Last gamble 20th April 2012
Thought i'd drop in and give you my thoughts. Before anything else - congratulations on the time you have chosen not to gamble!!!
Now, firstly it seems to be a common theme among us, that there is a wish for a magic wand to come and wipe away the debts we create as me fed our demons. We must realise that this is impossible, there is no quick fix, and that we ultimately must accept that it will take months, years in some cases before the debt is gone. There is help out there for this - i'd strongly recommend a visit to the local Citizen's Advice if people are struggling with this aspect. It frustrates me too, and I could perhaps contribute more each month to drive the debt down quicker. But we must live our own lives, and we need money to function - rent, food, clothing, the basics.

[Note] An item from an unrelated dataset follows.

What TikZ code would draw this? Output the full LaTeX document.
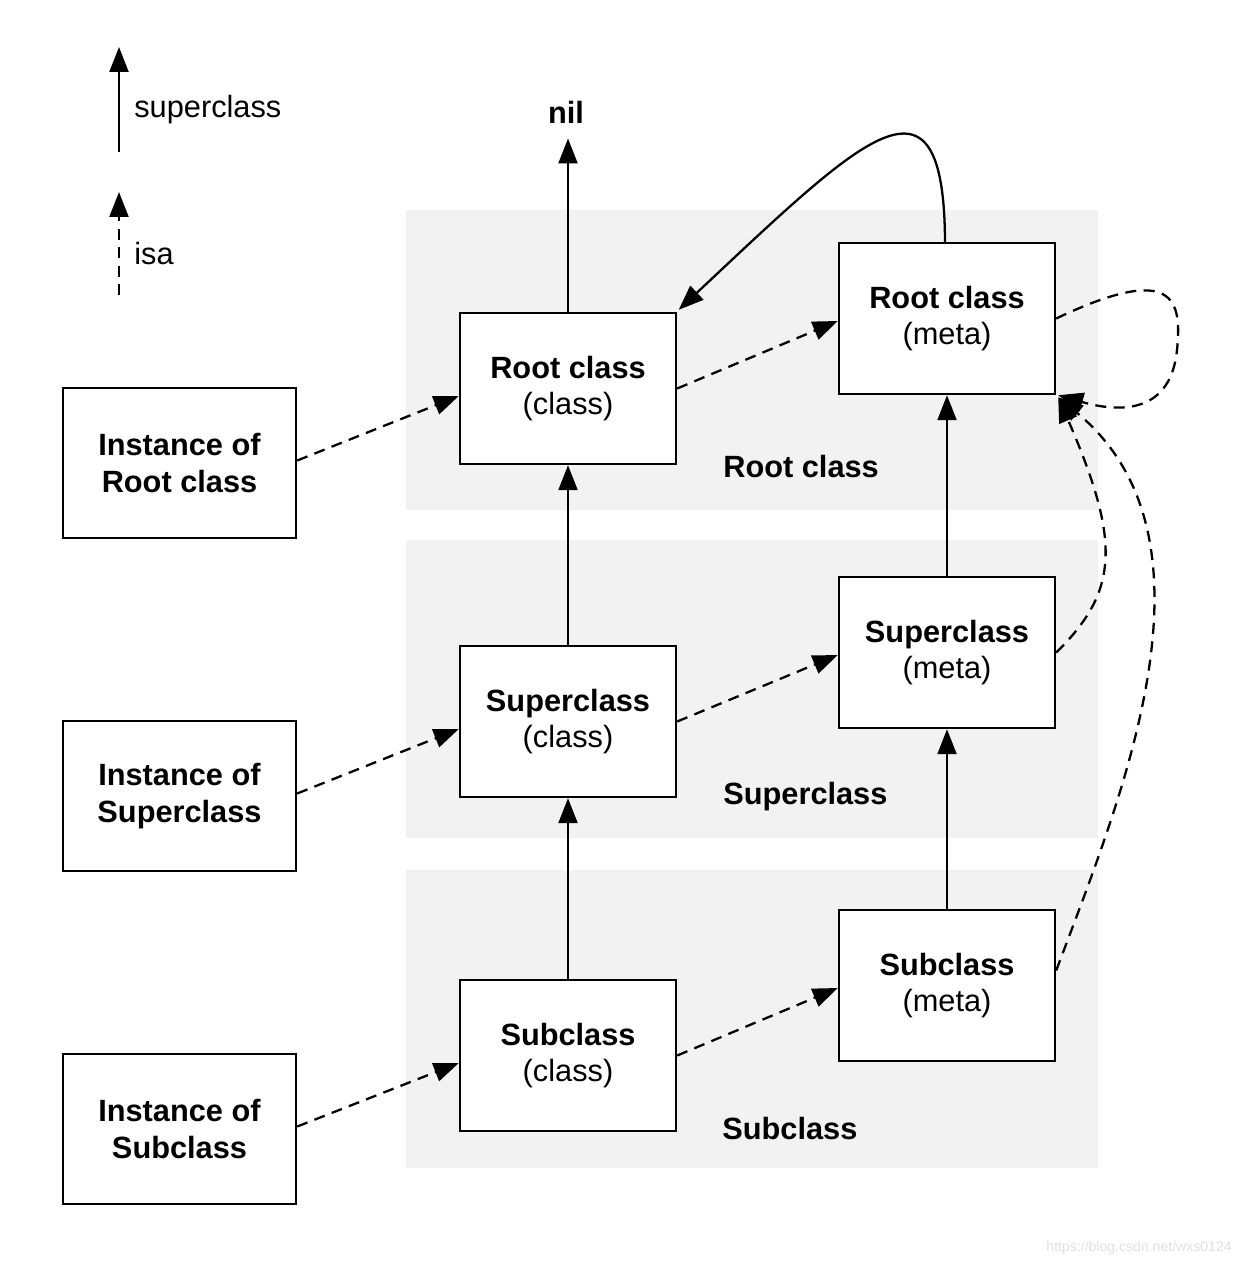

Rather than the internet, why not put on a couple of DVD's to pass the time? Into music? Switch on the radio, listen to something a bit different for a change - even have a look online, there's a world of radio stations out there. What interests do you have, are there any magazines out there that you could buy and read up on? What about a trip to the library? There are plenty of options for us all out there, it's a big wide world, go explore it!
I particularly like your idea of counting down to certain milestones as you go with this, rather than counting up - it's an idea I might steal for myself!!
Keep it going Paul - you are already beating this.
Hi Paul,
Well done on 23 days bet free, you're doing it mate, it's tough, I can understand how low you feel because of the debts but you will ride this and every day you don't gamble, your situation will improve.
Have a good week this week, stay strong.